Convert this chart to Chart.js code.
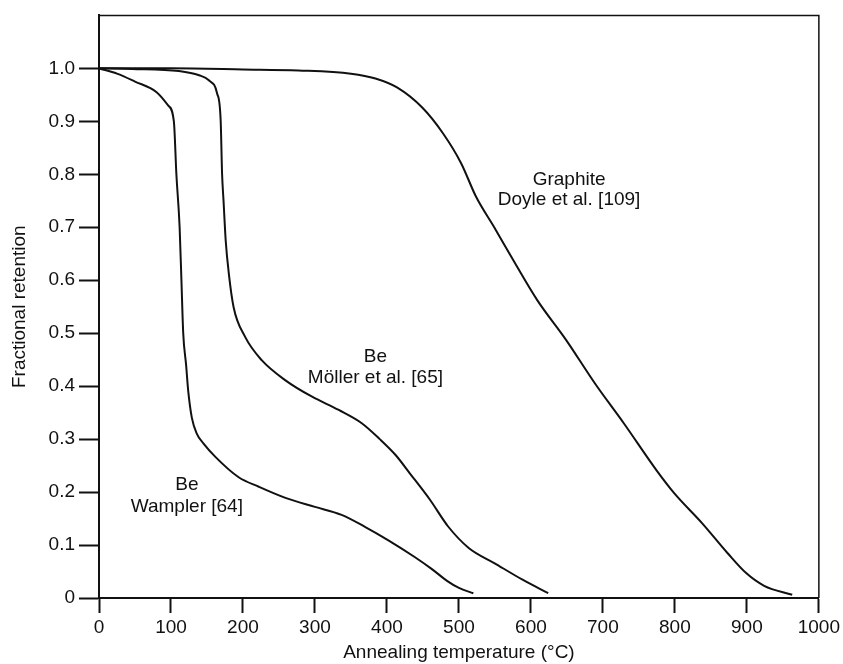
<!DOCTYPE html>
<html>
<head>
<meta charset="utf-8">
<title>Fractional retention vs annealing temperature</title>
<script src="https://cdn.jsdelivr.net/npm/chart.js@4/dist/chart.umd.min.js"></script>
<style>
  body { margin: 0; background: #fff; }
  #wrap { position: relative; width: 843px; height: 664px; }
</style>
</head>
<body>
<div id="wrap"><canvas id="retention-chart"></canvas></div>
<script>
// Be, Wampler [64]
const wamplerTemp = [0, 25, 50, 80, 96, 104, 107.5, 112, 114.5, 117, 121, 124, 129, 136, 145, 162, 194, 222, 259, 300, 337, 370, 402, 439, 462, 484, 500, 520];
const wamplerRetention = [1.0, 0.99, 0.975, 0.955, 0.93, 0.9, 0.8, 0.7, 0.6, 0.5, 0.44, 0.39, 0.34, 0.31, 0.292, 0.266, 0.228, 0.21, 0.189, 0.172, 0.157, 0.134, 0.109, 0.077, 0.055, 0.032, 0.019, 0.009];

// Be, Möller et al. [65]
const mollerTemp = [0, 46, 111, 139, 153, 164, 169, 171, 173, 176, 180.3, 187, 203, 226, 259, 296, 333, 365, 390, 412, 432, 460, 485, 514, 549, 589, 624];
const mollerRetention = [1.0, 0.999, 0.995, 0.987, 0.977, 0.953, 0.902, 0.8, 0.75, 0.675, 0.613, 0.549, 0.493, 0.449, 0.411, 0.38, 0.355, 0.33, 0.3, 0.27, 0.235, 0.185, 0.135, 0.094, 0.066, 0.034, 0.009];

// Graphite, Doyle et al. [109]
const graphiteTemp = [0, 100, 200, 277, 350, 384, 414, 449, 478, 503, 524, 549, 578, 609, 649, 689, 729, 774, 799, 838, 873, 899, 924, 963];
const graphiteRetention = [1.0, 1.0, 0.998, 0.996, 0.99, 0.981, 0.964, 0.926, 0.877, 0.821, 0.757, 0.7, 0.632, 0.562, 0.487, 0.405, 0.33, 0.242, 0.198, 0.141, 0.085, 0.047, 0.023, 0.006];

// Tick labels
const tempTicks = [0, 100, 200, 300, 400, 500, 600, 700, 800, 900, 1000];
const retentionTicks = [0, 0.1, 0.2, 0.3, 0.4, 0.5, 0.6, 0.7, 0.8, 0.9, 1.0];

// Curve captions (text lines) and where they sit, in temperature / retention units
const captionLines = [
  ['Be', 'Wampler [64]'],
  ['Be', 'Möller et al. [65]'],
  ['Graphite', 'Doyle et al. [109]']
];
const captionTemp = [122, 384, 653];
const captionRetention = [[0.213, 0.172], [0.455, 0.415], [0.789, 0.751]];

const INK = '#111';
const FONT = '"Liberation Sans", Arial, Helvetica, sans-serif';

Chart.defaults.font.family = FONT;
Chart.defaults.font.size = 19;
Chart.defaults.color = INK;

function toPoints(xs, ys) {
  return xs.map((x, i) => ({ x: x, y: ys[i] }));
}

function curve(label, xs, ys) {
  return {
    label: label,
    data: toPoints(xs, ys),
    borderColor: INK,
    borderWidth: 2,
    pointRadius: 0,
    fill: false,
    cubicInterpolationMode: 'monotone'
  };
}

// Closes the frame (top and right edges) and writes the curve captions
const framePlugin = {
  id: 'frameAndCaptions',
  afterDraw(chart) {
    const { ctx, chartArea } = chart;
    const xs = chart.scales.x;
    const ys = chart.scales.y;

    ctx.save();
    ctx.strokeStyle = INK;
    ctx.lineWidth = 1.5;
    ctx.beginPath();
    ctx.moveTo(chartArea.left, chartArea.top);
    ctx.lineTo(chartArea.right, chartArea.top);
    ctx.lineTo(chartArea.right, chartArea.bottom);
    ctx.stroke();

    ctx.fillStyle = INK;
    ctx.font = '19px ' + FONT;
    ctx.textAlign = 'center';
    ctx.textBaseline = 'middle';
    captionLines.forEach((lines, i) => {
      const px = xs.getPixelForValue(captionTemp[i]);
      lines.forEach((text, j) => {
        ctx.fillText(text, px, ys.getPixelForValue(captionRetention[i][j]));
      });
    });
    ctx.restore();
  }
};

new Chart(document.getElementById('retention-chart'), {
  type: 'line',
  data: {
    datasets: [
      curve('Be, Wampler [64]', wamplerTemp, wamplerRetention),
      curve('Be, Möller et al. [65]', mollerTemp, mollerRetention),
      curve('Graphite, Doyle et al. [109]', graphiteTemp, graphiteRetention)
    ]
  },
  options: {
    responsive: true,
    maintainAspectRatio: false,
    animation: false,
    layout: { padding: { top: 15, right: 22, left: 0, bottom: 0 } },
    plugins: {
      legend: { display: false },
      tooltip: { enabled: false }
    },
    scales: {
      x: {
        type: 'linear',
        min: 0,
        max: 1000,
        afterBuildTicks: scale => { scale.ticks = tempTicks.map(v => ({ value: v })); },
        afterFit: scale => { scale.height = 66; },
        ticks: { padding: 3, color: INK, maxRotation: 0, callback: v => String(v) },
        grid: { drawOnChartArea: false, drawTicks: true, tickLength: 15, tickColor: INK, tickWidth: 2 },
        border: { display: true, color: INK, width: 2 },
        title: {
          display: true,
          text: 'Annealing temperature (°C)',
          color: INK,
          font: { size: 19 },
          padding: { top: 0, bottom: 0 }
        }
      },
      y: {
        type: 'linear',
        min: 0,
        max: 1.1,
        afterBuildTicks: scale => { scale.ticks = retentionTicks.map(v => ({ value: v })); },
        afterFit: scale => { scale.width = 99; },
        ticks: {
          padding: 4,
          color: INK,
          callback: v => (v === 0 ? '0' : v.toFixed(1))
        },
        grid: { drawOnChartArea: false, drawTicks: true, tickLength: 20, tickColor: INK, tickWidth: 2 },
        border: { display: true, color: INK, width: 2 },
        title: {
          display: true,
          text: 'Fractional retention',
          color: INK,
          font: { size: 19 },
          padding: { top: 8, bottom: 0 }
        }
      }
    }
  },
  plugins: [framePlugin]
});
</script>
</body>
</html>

-------------------------

Give the material again exactly as it is, but keep the pictures out.

▶ _Written solution_
Convert this chart to Chart.js code.
<!DOCTYPE html>
<html>
<head>
<meta charset="utf-8">
<title>Fractional retention vs annealing temperature</title>
<script src="https://cdn.jsdelivr.net/npm/chart.js@4/dist/chart.umd.min.js"></script>
<style>
  body { margin: 0; background: #fff; }
  #wrap { position: relative; width: 843px; height: 664px; }
</style>
</head>
<body>
<div id="wrap"><canvas id="retention-chart"></canvas></div>
<script>
// Be, Wampler [64]
const wamplerTemp = [0, 25, 50, 80, 96, 104, 107.5, 112, 114.5, 117, 121, 124, 129, 136, 145, 162, 194, 222, 259, 300, 337, 370, 402, 439, 462, 484, 500, 520];
const wamplerRetention = [1.0, 0.99, 0.975, 0.955, 0.93, 0.9, 0.8, 0.7, 0.6, 0.5, 0.44, 0.39, 0.34, 0.31, 0.292, 0.266, 0.228, 0.21, 0.189, 0.172, 0.157, 0.134, 0.109, 0.077, 0.055, 0.032, 0.019, 0.009];

// Be, Möller et al. [65]
const mollerTemp = [0, 46, 111, 139, 153, 164, 169, 171, 173, 176, 180.3, 187, 203, 226, 259, 296, 333, 365, 390, 412, 432, 460, 485, 514, 549, 589, 624];
const mollerRetention = [1.0, 0.999, 0.995, 0.987, 0.977, 0.953, 0.902, 0.8, 0.75, 0.675, 0.613, 0.549, 0.493, 0.449, 0.411, 0.38, 0.355, 0.33, 0.3, 0.27, 0.235, 0.185, 0.135, 0.094, 0.066, 0.034, 0.009];

// Graphite, Doyle et al. [109]
const graphiteTemp = [0, 100, 200, 277, 350, 384, 414, 449, 478, 503, 524, 549, 578, 609, 649, 689, 729, 774, 799, 838, 873, 899, 924, 963];
const graphiteRetention = [1.0, 1.0, 0.998, 0.996, 0.99, 0.981, 0.964, 0.926, 0.877, 0.821, 0.757, 0.7, 0.632, 0.562, 0.487, 0.405, 0.33, 0.242, 0.198, 0.141, 0.085, 0.047, 0.023, 0.006];

// Tick labels
const tempTicks = [0, 100, 200, 300, 400, 500, 600, 700, 800, 900, 1000];
const retentionTicks = [0, 0.1, 0.2, 0.3, 0.4, 0.5, 0.6, 0.7, 0.8, 0.9, 1.0];

// Curve captions (text lines) and where they sit, in temperature / retention units
const captionLines = [
  ['Be', 'Wampler [64]'],
  ['Be', 'Möller et al. [65]'],
  ['Graphite', 'Doyle et al. [109]']
];
const captionTemp = [122, 384, 653];
const captionRetention = [[0.213, 0.172], [0.455, 0.415], [0.789, 0.751]];

const INK = '#111';
const FONT = '"Liberation Sans", Arial, Helvetica, sans-serif';

Chart.defaults.font.family = FONT;
Chart.defaults.font.size = 19;
Chart.defaults.color = INK;

function toPoints(xs, ys) {
  return xs.map((x, i) => ({ x: x, y: ys[i] }));
}

function curve(label, xs, ys) {
  return {
    label: label,
    data: toPoints(xs, ys),
    borderColor: INK,
    borderWidth: 2,
    pointRadius: 0,
    fill: false,
    cubicInterpolationMode: 'monotone'
  };
}

// Closes the frame (top and right edges) and writes the curve captions
const framePlugin = {
  id: 'frameAndCaptions',
  afterDraw(chart) {
    const { ctx, chartArea } = chart;
    const xs = chart.scales.x;
    const ys = chart.scales.y;

    ctx.save();
    ctx.strokeStyle = INK;
    ctx.lineWidth = 1.5;
    ctx.beginPath();
    ctx.moveTo(chartArea.left, chartArea.top);
    ctx.lineTo(chartArea.right, chartArea.top);
    ctx.lineTo(chartArea.right, chartArea.bottom);
    ctx.stroke();

    ctx.fillStyle = INK;
    ctx.font = '19px ' + FONT;
    ctx.textAlign = 'center';
    ctx.textBaseline = 'middle';
    captionLines.forEach((lines, i) => {
      const px = xs.getPixelForValue(captionTemp[i]);
      lines.forEach((text, j) => {
        ctx.fillText(text, px, ys.getPixelForValue(captionRetention[i][j]));
      });
    });
    ctx.restore();
  }
};

new Chart(document.getElementById('retention-chart'), {
  type: 'line',
  data: {
    datasets: [
      curve('Be, Wampler [64]', wamplerTemp, wamplerRetention),
      curve('Be, Möller et al. [65]', mollerTemp, mollerRetention),
      curve('Graphite, Doyle et al. [109]', graphiteTemp, graphiteRetention)
    ]
  },
  options: {
    responsive: true,
    maintainAspectRatio: false,
    animation: false,
    layout: { padding: { top: 15, right: 22, left: 0, bottom: 0 } },
    plugins: {
      legend: { display: false },
      tooltip: { enabled: false }
    },
    scales: {
      x: {
        type: 'linear',
        min: 0,
        max: 1000,
        afterBuildTicks: scale => { scale.ticks = tempTicks.map(v => ({ value: v })); },
        afterFit: scale => { scale.height = 66; },
        ticks: { padding: 3, color: INK, maxRotation: 0, callback: v => String(v) },
        grid: { drawOnChartArea: false, drawTicks: true, tickLength: 15, tickColor: INK, tickWidth: 2 },
        border: { display: true, color: INK, width: 2 },
        title: {
          display: true,
          text: 'Annealing temperature (°C)',
          color: INK,
          font: { size: 19 },
          padding: { top: 0, bottom: 0 }
        }
      },
      y: {
        type: 'linear',
        min: 0,
        max: 1.1,
        afterBuildTicks: scale => { scale.ticks = retentionTicks.map(v => ({ value: v })); },
        afterFit: scale => { scale.width = 99; },
        ticks: {
          padding: 4,
          color: INK,
          callback: v => (v === 0 ? '0' : v.toFixed(1))
        },
        grid: { drawOnChartArea: false, drawTicks: true, tickLength: 20, tickColor: INK, tickWidth: 2 },
        border: { display: true, color: INK, width: 2 },
        title: {
          display: true,
          text: 'Fractional retention',
          color: INK,
          font: { size: 19 },
          padding: { top: 8, bottom: 0 }
        }
      }
    }
  },
  plugins: [framePlugin]
});
</script>
</body>
</html>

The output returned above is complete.